[begin DATA EXTRACT]

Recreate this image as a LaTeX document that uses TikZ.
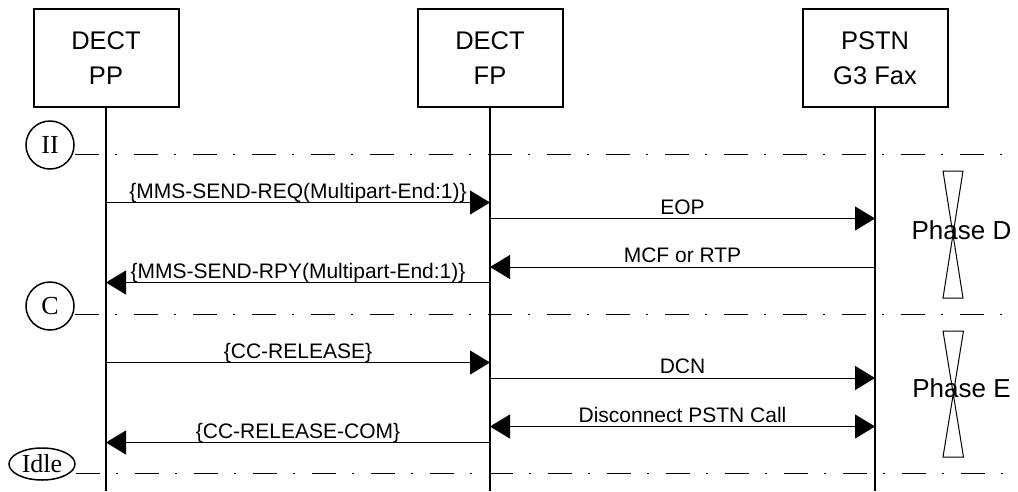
\documentclass[tikz,border=0pt]{standalone}
\usepackage{fontspec}
\setmainfont{Liberation Sans}
\newfontfamily\tmsfont{Liberation Serif}
\usetikzlibrary{arrows.meta,shapes.geometric}
\begin{document}
\begin{tikzpicture}[x=1pt,y=-1pt,
  ent/.style={draw,line width=2pt,minimum width=145pt,minimum height=98pt,inner sep=0pt,align=center,font=\fontsize{25.5}{35}\selectfont},
  life/.style={line width=2.2pt},
  msg/.style={line width=1pt,-{Triangle[length=20pt,width=24pt]}},
  bmsg/.style={line width=1pt,{Triangle[length=20pt,width=24pt]}-{Triangle[length=20pt,width=24pt]}},
  lbl/.style={font=\fontsize{21}{24}\selectfont,anchor=base,inner sep=0pt,yshift=4.5pt},
  sepline/.style={line width=1pt,dash pattern=on 24pt off 16.5pt on 2pt off 16.5pt},
  state/.style={draw,circle,line width=1.5pt,minimum size=48pt,inner sep=0pt,font=\tmsfont\fontsize{26}{26}\selectfont},
  idlestate/.style={draw,ellipse,line width=1.5pt,minimum width=66pt,minimum height=32pt,inner sep=0pt,font=\tmsfont\fontsize{26}{26}\selectfont},
  glass/.style={line width=1pt},
  phase/.style={font=\fontsize{26}{30}\selectfont,anchor=base,inner sep=0pt}
]
\useasboundingbox (0,0) rectangle (1018,491);

% entities
\node[ent] (PP) at (106,58) {DECT\\PP};
\node[ent] (FP) at (490,58) {DECT\\FP};
\node[ent] (PSTN) at (875,58) {PSTN\\G3 Fax};

\coordinate (PPend) at (106,491);
\coordinate (FPend) at (490,491);
\coordinate (PSTNend) at (875,491);
\draw[life] (PP.south) -- (PPend);
\draw[life] (FP.south) -- (FPend);
\draw[life] (PSTN.south) -- (PSTNend);

% states and separators
\node[state] (II) at (50,145) {II};
\node[state] (C) at (50,306) {C};
\node[idlestate] (Idle) at (42,464) {Idle};
\coordinate (IIr) at (1018,154);
\coordinate (Cr) at (1018,314);
\coordinate (Idler) at (1018,473);
\draw[sepline] (II.east |- IIr) -- (IIr);
\draw[sepline] (C.east |- Cr) -- (Cr);
\draw[sepline] (Idle.east |- Idler) -- (Idler);

% messages
\draw[msg] (PP |- 0,202.5) -- node[lbl] {\{MMS-SEND-REQ(Multipart-End:1)\}} (FP |- 0,202.5);
\draw[msg] (FP |- 0,218.5) -- node[lbl] {EOP} (PSTN |- 0,218.5);
\draw[msg] (PSTN |- 0,267) -- node[lbl] {MCF or RTP} (FP |- 0,267);
\draw[msg] (FP |- 0,282.5) -- node[lbl] {\{MMS-SEND-RPY(Multipart-End:1)\}} (PP |- 0,282.5);
\draw[msg] (PP |- 0,362.5) -- node[lbl] {\{CC-RELEASE\}} (FP |- 0,362.5);
\draw[msg] (FP |- 0,378) -- node[lbl] {DCN} (PSTN |- 0,378);
\draw[bmsg] (FP |- 0,426.5) -- node[lbl] {Disconnect PSTN Call} (PSTN |- 0,426.5);
\draw[msg] (FP |- 0,442.5) -- node[lbl] {\{CC-RELEASE-COM\}} (PP |- 0,442.5);

% phases
\draw[glass] (943,171) -- (963,171) -- (943,298) -- (963,298) -- cycle;
\node[phase] (phD) at (961.5,239) {Phase D};
\draw[glass] (943,331) -- (963.5,331) -- (943,457) -- (963.5,457) -- cycle;
\node[phase] (phE) at (961.5,397) {Phase E};
\end{tikzpicture}
\end{document}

[end DATA EXTRACT]

## WRITTEN INSTRUCTION
Copy all the lines of data exactly as they appear, dropping any images.

## FINISHED TASK
Recreate this image as a LaTeX document that uses TikZ.
\documentclass[tikz,border=0pt]{standalone}
\usepackage{fontspec}
\setmainfont{Liberation Sans}
\newfontfamily\tmsfont{Liberation Serif}
\usetikzlibrary{arrows.meta,shapes.geometric}
\begin{document}
\begin{tikzpicture}[x=1pt,y=-1pt,
  ent/.style={draw,line width=2pt,minimum width=145pt,minimum height=98pt,inner sep=0pt,align=center,font=\fontsize{25.5}{35}\selectfont},
  life/.style={line width=2.2pt},
  msg/.style={line width=1pt,-{Triangle[length=20pt,width=24pt]}},
  bmsg/.style={line width=1pt,{Triangle[length=20pt,width=24pt]}-{Triangle[length=20pt,width=24pt]}},
  lbl/.style={font=\fontsize{21}{24}\selectfont,anchor=base,inner sep=0pt,yshift=4.5pt},
  sepline/.style={line width=1pt,dash pattern=on 24pt off 16.5pt on 2pt off 16.5pt},
  state/.style={draw,circle,line width=1.5pt,minimum size=48pt,inner sep=0pt,font=\tmsfont\fontsize{26}{26}\selectfont},
  idlestate/.style={draw,ellipse,line width=1.5pt,minimum width=66pt,minimum height=32pt,inner sep=0pt,font=\tmsfont\fontsize{26}{26}\selectfont},
  glass/.style={line width=1pt},
  phase/.style={font=\fontsize{26}{30}\selectfont,anchor=base,inner sep=0pt}
]
\useasboundingbox (0,0) rectangle (1018,491);

% entities
\node[ent] (PP) at (106,58) {DECT\\PP};
\node[ent] (FP) at (490,58) {DECT\\FP};
\node[ent] (PSTN) at (875,58) {PSTN\\G3 Fax};

\coordinate (PPend) at (106,491);
\coordinate (FPend) at (490,491);
\coordinate (PSTNend) at (875,491);
\draw[life] (PP.south) -- (PPend);
\draw[life] (FP.south) -- (FPend);
\draw[life] (PSTN.south) -- (PSTNend);

% states and separators
\node[state] (II) at (50,145) {II};
\node[state] (C) at (50,306) {C};
\node[idlestate] (Idle) at (42,464) {Idle};
\coordinate (IIr) at (1018,154);
\coordinate (Cr) at (1018,314);
\coordinate (Idler) at (1018,473);
\draw[sepline] (II.east |- IIr) -- (IIr);
\draw[sepline] (C.east |- Cr) -- (Cr);
\draw[sepline] (Idle.east |- Idler) -- (Idler);

% messages
\draw[msg] (PP |- 0,202.5) -- node[lbl] {\{MMS-SEND-REQ(Multipart-End:1)\}} (FP |- 0,202.5);
\draw[msg] (FP |- 0,218.5) -- node[lbl] {EOP} (PSTN |- 0,218.5);
\draw[msg] (PSTN |- 0,267) -- node[lbl] {MCF or RTP} (FP |- 0,267);
\draw[msg] (FP |- 0,282.5) -- node[lbl] {\{MMS-SEND-RPY(Multipart-End:1)\}} (PP |- 0,282.5);
\draw[msg] (PP |- 0,362.5) -- node[lbl] {\{CC-RELEASE\}} (FP |- 0,362.5);
\draw[msg] (FP |- 0,378) -- node[lbl] {DCN} (PSTN |- 0,378);
\draw[bmsg] (FP |- 0,426.5) -- node[lbl] {Disconnect PSTN Call} (PSTN |- 0,426.5);
\draw[msg] (FP |- 0,442.5) -- node[lbl] {\{CC-RELEASE-COM\}} (PP |- 0,442.5);

% phases
\draw[glass] (943,171) -- (963,171) -- (943,298) -- (963,298) -- cycle;
\node[phase] (phD) at (961.5,239) {Phase D};
\draw[glass] (943,331) -- (963.5,331) -- (943,457) -- (963.5,457) -- cycle;
\node[phase] (phE) at (961.5,397) {Phase E};
\end{tikzpicture}
\end{document}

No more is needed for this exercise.